STATED TASK => Output each entry that follows exactly. Images stay out.

EXTRACTED ENTRIES =>
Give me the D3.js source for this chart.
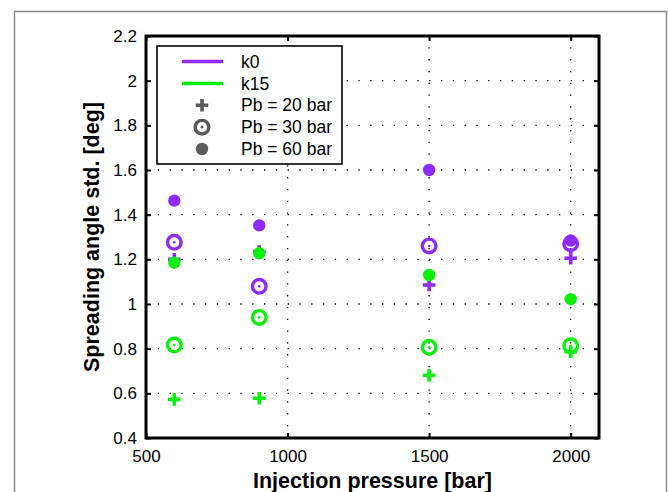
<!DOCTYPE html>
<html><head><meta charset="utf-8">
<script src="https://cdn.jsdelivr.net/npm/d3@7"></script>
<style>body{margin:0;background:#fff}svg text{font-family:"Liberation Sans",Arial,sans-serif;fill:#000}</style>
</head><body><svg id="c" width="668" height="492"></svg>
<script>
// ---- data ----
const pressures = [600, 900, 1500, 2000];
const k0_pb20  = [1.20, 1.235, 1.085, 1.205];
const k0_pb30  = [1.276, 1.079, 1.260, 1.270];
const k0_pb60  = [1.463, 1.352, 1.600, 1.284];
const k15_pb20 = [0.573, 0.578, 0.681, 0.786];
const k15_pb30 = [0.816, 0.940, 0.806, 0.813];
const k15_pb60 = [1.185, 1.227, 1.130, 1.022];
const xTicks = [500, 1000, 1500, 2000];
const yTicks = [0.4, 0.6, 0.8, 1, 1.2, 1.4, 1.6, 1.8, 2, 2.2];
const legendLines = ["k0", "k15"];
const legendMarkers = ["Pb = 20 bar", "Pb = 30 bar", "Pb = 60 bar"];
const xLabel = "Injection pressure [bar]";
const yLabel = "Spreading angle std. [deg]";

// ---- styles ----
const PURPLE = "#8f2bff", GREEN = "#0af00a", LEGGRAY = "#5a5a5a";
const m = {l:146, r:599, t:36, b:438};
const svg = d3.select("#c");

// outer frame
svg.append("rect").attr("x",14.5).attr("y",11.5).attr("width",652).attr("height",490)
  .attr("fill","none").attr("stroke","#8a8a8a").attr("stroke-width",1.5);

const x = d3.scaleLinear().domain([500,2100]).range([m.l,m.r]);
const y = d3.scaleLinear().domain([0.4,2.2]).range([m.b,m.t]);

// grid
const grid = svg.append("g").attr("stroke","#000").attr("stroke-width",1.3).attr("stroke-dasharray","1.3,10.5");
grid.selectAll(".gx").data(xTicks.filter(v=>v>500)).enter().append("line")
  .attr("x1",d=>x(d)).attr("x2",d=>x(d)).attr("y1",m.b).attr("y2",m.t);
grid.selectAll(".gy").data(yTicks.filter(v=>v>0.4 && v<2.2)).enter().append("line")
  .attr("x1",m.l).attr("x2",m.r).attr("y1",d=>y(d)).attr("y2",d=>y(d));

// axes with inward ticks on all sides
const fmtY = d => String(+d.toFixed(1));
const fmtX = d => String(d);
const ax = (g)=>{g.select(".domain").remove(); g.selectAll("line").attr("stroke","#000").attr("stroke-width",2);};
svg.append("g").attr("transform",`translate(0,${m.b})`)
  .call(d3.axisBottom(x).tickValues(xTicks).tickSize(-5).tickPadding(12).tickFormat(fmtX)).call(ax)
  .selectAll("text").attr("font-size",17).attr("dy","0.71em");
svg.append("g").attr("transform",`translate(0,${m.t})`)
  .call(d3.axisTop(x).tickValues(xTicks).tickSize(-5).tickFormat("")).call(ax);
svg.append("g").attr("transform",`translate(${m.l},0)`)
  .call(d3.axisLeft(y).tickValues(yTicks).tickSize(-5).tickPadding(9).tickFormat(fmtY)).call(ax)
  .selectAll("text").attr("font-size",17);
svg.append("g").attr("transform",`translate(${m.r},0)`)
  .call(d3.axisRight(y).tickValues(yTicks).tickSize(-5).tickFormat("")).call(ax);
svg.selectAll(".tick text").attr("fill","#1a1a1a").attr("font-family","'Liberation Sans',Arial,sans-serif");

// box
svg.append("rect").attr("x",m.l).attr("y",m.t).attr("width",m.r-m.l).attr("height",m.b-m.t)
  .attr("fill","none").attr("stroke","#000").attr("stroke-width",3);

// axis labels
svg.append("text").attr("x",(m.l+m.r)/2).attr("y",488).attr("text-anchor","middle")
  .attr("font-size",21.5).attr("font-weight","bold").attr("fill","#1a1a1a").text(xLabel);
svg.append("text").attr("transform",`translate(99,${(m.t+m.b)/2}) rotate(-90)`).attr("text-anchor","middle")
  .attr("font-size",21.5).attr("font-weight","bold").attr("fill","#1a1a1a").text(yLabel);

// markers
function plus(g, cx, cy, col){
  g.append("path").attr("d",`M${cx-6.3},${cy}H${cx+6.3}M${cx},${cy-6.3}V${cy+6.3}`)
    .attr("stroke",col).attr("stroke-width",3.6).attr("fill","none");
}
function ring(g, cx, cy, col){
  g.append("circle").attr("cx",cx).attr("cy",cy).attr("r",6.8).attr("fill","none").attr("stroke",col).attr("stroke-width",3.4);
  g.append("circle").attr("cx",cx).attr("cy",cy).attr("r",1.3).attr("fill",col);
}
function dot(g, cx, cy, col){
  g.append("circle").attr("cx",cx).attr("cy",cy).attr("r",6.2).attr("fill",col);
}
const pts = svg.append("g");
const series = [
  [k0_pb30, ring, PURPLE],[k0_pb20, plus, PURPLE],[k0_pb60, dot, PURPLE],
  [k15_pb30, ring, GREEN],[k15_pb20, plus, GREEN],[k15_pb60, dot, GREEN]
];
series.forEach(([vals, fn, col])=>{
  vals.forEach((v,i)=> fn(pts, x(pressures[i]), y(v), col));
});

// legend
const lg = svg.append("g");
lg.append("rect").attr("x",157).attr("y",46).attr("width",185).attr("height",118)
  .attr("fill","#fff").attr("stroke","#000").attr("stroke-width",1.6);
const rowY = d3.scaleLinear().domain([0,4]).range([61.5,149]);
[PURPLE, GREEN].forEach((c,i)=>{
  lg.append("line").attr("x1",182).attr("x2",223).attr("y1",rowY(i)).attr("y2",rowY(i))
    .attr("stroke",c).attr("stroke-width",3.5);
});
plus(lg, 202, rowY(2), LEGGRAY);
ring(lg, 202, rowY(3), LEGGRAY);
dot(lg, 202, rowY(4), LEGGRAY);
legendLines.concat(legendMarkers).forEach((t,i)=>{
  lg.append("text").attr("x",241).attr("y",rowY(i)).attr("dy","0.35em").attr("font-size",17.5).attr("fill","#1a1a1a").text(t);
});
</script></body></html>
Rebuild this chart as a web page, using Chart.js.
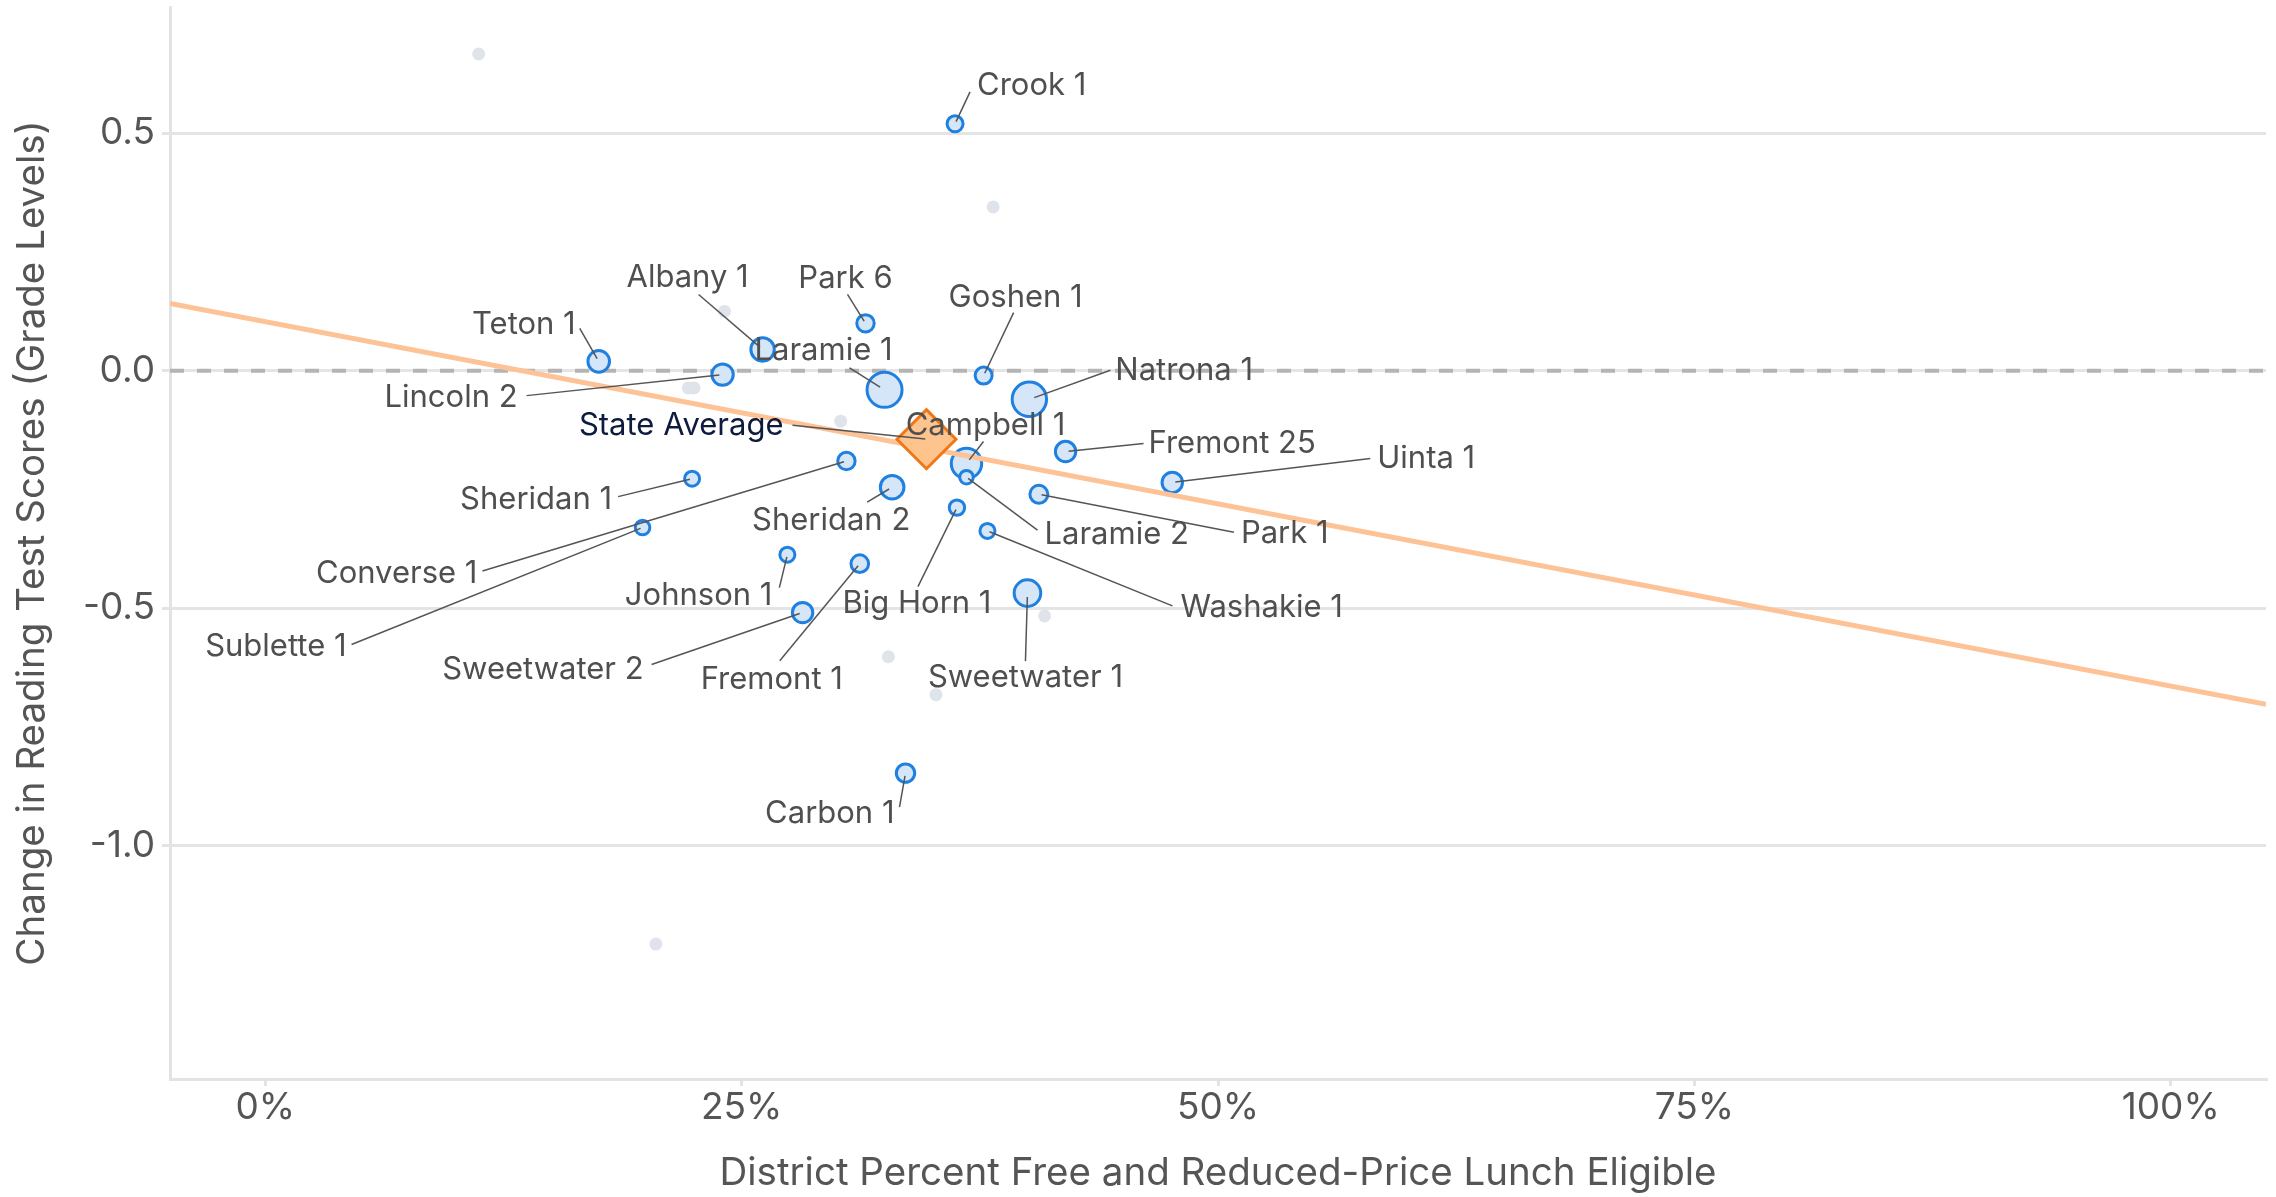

WRITTEN SOLUTION =>
Give me the D3.js source for this chart.
<!DOCTYPE html>
<html><head><meta charset="utf-8">
<script src="https://cdn.jsdelivr.net/npm/d3@7"></script>
<style>body{margin:0;background:#fff}svg text{font-family:"Liberation Sans",Arial,sans-serif;fill:#000}</style>
</head><body><svg id="c" width="668" height="492"></svg>
<script>
// ---- data ----
const pressures = [600, 900, 1500, 2000];
const k0_pb20  = [1.20, 1.235, 1.085, 1.205];
const k0_pb30  = [1.276, 1.079, 1.260, 1.270];
const k0_pb60  = [1.463, 1.352, 1.600, 1.284];
const k15_pb20 = [0.573, 0.578, 0.681, 0.786];
const k15_pb30 = [0.816, 0.940, 0.806, 0.813];
const k15_pb60 = [1.185, 1.227, 1.130, 1.022];
const xTicks = [500, 1000, 1500, 2000];
const yTicks = [0.4, 0.6, 0.8, 1, 1.2, 1.4, 1.6, 1.8, 2, 2.2];
const legendLines = ["k0", "k15"];
const legendMarkers = ["Pb = 20 bar", "Pb = 30 bar", "Pb = 60 bar"];
const xLabel = "Injection pressure [bar]";
const yLabel = "Spreading angle std. [deg]";

// ---- styles ----
const PURPLE = "#8f2bff", GREEN = "#0af00a", LEGGRAY = "#5a5a5a";
const m = {l:146, r:599, t:36, b:438};
const svg = d3.select("#c");

// outer frame
svg.append("rect").attr("x",14.5).attr("y",11.5).attr("width",652).attr("height",490)
  .attr("fill","none").attr("stroke","#8a8a8a").attr("stroke-width",1.5);

const x = d3.scaleLinear().domain([500,2100]).range([m.l,m.r]);
const y = d3.scaleLinear().domain([0.4,2.2]).range([m.b,m.t]);

// grid
const grid = svg.append("g").attr("stroke","#000").attr("stroke-width",1.3).attr("stroke-dasharray","1.3,10.5");
grid.selectAll(".gx").data(xTicks.filter(v=>v>500)).enter().append("line")
  .attr("x1",d=>x(d)).attr("x2",d=>x(d)).attr("y1",m.b).attr("y2",m.t);
grid.selectAll(".gy").data(yTicks.filter(v=>v>0.4 && v<2.2)).enter().append("line")
  .attr("x1",m.l).attr("x2",m.r).attr("y1",d=>y(d)).attr("y2",d=>y(d));

// axes with inward ticks on all sides
const fmtY = d => String(+d.toFixed(1));
const fmtX = d => String(d);
const ax = (g)=>{g.select(".domain").remove(); g.selectAll("line").attr("stroke","#000").attr("stroke-width",2);};
svg.append("g").attr("transform",`translate(0,${m.b})`)
  .call(d3.axisBottom(x).tickValues(xTicks).tickSize(-5).tickPadding(12).tickFormat(fmtX)).call(ax)
  .selectAll("text").attr("font-size",17).attr("dy","0.71em");
svg.append("g").attr("transform",`translate(0,${m.t})`)
  .call(d3.axisTop(x).tickValues(xTicks).tickSize(-5).tickFormat("")).call(ax);
svg.append("g").attr("transform",`translate(${m.l},0)`)
  .call(d3.axisLeft(y).tickValues(yTicks).tickSize(-5).tickPadding(9).tickFormat(fmtY)).call(ax)
  .selectAll("text").attr("font-size",17);
svg.append("g").attr("transform",`translate(${m.r},0)`)
  .call(d3.axisRight(y).tickValues(yTicks).tickSize(-5).tickFormat("")).call(ax);
svg.selectAll(".tick text").attr("fill","#1a1a1a").attr("font-family","'Liberation Sans',Arial,sans-serif");

// box
svg.append("rect").attr("x",m.l).attr("y",m.t).attr("width",m.r-m.l).attr("height",m.b-m.t)
  .attr("fill","none").attr("stroke","#000").attr("stroke-width",3);

// axis labels
svg.append("text").attr("x",(m.l+m.r)/2).attr("y",488).attr("text-anchor","middle")
  .attr("font-size",21.5).attr("font-weight","bold").attr("fill","#1a1a1a").text(xLabel);
svg.append("text").attr("transform",`translate(99,${(m.t+m.b)/2}) rotate(-90)`).attr("text-anchor","middle")
  .attr("font-size",21.5).attr("font-weight","bold").attr("fill","#1a1a1a").text(yLabel);

// markers
function plus(g, cx, cy, col){
  g.append("path").attr("d",`M${cx-6.3},${cy}H${cx+6.3}M${cx},${cy-6.3}V${cy+6.3}`)
    .attr("stroke",col).attr("stroke-width",3.6).attr("fill","none");
}
function ring(g, cx, cy, col){
  g.append("circle").attr("cx",cx).attr("cy",cy).attr("r",6.8).attr("fill","none").attr("stroke",col).attr("stroke-width",3.4);
  g.append("circle").attr("cx",cx).attr("cy",cy).attr("r",1.3).attr("fill",col);
}
function dot(g, cx, cy, col){
  g.append("circle").attr("cx",cx).attr("cy",cy).attr("r",6.2).attr("fill",col);
}
const pts = svg.append("g");
const series = [
  [k0_pb30, ring, PURPLE],[k0_pb20, plus, PURPLE],[k0_pb60, dot, PURPLE],
  [k15_pb30, ring, GREEN],[k15_pb20, plus, GREEN],[k15_pb60, dot, GREEN]
];
series.forEach(([vals, fn, col])=>{
  vals.forEach((v,i)=> fn(pts, x(pressures[i]), y(v), col));
});

// legend
const lg = svg.append("g");
lg.append("rect").attr("x",157).attr("y",46).attr("width",185).attr("height",118)
  .attr("fill","#fff").attr("stroke","#000").attr("stroke-width",1.6);
const rowY = d3.scaleLinear().domain([0,4]).range([61.5,149]);
[PURPLE, GREEN].forEach((c,i)=>{
  lg.append("line").attr("x1",182).attr("x2",223).attr("y1",rowY(i)).attr("y2",rowY(i))
    .attr("stroke",c).attr("stroke-width",3.5);
});
plus(lg, 202, rowY(2), LEGGRAY);
ring(lg, 202, rowY(3), LEGGRAY);
dot(lg, 202, rowY(4), LEGGRAY);
legendLines.concat(legendMarkers).forEach((t,i)=>{
  lg.append("text").attr("x",241).attr("y",rowY(i)).attr("dy","0.35em").attr("font-size",17.5).attr("fill","#1a1a1a").text(t);
});
</script></body></html>
Rebuild this chart as a web page, using Chart.js.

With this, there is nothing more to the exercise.